Some Other Posts Worth Reading
Occasionally I write guest posts about compliance and governance topics elsewhere on the Web. Three of those posts have recently gone live, one about third-party risk management and two others about the proper love and care of SOX compliance programs. If you just can’t get enough of me, here is a run-down of where to find them.
Group-level accountability for third-party risk
Over at Compliance Matters, the in-house blog of NAVEX Global, I posted a few thoughts about the difficulty of establishing one structure to oversee third-party risk.
I’ve noted this challenge before: that while compliance officers and other colleagues in central management see third-party risk as a reputation or compliance threat, business operations leaders (that is, the people dealing with third parties) see the issue as an operational risk. The key observation:
What’s really happened is that third-party risks have transformed. Where once upon a time they were disparate operational risks that could be managed locally, today they have evolved into compliance and reputation risks that demand senior executives’ attention… The critical question is whether your other business procedures, processes and controls have kept pace with this transformation. If they haven’t, then employees out in the operating units don’t feel the same urgency for good third-party oversight that senior executives do.
The full post is available to all over on the NAVEX website.
How to Improve SOX Efficiency in 2017
On the Workiva blog, I recently had one post examining the findings from its 2016 State of the SOX Market survey released earlier this year.
The top priority for SOX compliance managers next year is to improve efficiency—which is increasingly difficult to do, especially for larger enterprises with mature SOX compliance functions. Still, the Workiva survey drops a few hints about where to look: cybersecurity and risk management.
Two-thirds of survey respondents said less than 25 percent of their control testing related to cybersecurity or IT controls. And while 86 percent said internal audit is involved in SOX compliance somehow, most of the time internal audit does not help with risk assessment or scoping the SOX audit… Consider all those statistics altogether: increased importance, but relatively little attention or collaboration. Places like that are where efficiencies can be found.
The State of the SOX Market survey itself is must-read material for SOX compliance managers. My full post is well worth reading too, of course.
The Conceptual Shift Coming to Audit Technology
Separately on the Workiva blog, I also looked at the results of a separate survey from AuditNet exploring how well audit technology meets internal audit needs. Surprising exactly nobody, a large majority of audit leaders said their technology doesn’t meet all their needs.

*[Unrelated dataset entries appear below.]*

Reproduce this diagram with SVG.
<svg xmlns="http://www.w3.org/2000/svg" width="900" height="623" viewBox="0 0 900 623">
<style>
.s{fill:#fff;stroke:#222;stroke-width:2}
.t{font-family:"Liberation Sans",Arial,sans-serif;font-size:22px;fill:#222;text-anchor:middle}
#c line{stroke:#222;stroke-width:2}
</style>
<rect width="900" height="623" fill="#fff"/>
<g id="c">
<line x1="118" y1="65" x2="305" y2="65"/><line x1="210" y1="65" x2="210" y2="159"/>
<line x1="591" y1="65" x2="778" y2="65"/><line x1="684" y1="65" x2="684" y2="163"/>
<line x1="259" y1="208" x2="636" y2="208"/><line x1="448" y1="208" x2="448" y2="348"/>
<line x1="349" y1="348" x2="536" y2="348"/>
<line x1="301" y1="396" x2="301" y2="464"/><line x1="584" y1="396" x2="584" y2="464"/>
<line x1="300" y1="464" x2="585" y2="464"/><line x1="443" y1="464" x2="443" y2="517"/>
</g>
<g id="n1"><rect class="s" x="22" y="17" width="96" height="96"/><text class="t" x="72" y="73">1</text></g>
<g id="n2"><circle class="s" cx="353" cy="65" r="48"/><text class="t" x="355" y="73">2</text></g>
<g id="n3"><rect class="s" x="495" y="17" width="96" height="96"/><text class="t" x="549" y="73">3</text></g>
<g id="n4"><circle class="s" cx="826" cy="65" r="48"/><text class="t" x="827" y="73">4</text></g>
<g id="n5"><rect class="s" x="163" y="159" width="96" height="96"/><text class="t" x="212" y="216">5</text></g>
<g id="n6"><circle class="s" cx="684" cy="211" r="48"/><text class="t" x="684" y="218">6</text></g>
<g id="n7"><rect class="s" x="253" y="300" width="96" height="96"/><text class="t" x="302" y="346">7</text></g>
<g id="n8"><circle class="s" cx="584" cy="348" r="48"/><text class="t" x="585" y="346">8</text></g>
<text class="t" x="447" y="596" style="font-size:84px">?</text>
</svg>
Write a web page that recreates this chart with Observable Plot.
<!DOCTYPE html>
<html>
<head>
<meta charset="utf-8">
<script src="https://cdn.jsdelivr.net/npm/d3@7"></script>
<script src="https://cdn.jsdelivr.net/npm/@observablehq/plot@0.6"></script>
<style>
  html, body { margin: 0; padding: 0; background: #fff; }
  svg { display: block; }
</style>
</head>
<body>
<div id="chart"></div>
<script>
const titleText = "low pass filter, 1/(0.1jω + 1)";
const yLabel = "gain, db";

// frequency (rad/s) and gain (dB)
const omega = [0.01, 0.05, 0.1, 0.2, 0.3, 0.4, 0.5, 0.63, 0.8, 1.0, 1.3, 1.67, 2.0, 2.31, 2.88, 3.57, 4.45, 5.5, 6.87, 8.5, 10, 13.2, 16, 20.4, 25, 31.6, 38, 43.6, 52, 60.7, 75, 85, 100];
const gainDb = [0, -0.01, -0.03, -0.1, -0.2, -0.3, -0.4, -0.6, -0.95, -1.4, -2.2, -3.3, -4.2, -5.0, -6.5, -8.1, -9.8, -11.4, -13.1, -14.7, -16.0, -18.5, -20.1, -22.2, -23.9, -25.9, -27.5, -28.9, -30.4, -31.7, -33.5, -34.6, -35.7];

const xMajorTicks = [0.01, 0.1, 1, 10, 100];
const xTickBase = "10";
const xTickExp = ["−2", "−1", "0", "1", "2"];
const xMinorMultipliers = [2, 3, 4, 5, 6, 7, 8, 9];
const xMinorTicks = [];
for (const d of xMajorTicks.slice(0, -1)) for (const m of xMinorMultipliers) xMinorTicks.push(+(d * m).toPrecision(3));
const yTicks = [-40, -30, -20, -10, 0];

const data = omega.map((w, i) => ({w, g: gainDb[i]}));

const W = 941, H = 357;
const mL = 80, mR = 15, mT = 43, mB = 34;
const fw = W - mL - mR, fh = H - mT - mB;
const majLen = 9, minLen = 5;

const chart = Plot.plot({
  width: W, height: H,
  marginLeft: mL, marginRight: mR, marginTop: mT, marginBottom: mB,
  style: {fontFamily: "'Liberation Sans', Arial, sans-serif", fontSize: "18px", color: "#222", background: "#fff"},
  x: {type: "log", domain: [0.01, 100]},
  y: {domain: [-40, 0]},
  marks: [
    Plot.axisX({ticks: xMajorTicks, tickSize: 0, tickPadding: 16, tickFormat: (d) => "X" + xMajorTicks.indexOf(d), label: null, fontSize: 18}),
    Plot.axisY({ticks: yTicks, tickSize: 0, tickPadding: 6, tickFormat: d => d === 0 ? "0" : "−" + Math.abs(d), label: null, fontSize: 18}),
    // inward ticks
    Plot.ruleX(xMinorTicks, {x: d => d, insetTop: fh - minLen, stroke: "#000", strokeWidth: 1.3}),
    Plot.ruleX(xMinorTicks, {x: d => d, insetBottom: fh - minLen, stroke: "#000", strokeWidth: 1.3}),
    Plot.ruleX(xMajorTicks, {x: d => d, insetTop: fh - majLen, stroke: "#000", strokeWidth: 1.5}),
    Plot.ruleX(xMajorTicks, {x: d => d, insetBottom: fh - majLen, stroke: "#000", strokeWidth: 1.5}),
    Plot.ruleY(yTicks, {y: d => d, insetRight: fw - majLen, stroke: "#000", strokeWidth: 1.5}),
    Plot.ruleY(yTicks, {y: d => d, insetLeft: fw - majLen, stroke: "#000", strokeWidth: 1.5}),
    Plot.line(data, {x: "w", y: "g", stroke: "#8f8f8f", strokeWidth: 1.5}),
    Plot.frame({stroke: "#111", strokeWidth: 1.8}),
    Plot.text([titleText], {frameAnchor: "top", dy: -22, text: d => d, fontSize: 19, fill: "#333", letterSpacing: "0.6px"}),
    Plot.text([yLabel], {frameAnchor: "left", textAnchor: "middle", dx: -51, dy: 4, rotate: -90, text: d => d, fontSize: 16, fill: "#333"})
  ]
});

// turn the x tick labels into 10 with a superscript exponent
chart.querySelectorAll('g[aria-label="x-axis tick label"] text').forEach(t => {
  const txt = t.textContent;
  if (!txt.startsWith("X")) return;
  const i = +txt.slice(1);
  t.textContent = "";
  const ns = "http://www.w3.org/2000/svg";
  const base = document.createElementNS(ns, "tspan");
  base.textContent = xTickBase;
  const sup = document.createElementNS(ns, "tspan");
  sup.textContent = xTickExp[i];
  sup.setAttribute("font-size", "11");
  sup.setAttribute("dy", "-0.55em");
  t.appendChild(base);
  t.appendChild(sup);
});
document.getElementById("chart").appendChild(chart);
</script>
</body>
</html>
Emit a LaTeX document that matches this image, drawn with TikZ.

The survey’s single largest lesson was that most audit teams use standard desktop technology (spreadsheets, word documents, flowcharts) to do mostly standard audit work of collecting evidence, planning audits, documentation, and so forth.
What’s lacking, I said, is stronger technology that can meet modern risk management and audit challenges:
So internal audit in the future will be more about studying and observing business processes; then determining when and why those processes fluctuate outside your comfort zone. All of that activity will (ideally) also be connected to your internal control or risk management system… That conceptual shift will help to drive the internal auditor up the value chain, to be an adviser on risks and business process improvement.
I’m grateful to NAVEX and Workiva for the opportunity to reach their respective audiences. Both blogs have numerous smart people sharing smart observations about governance, risk, and compliance, and are worth bookmarking.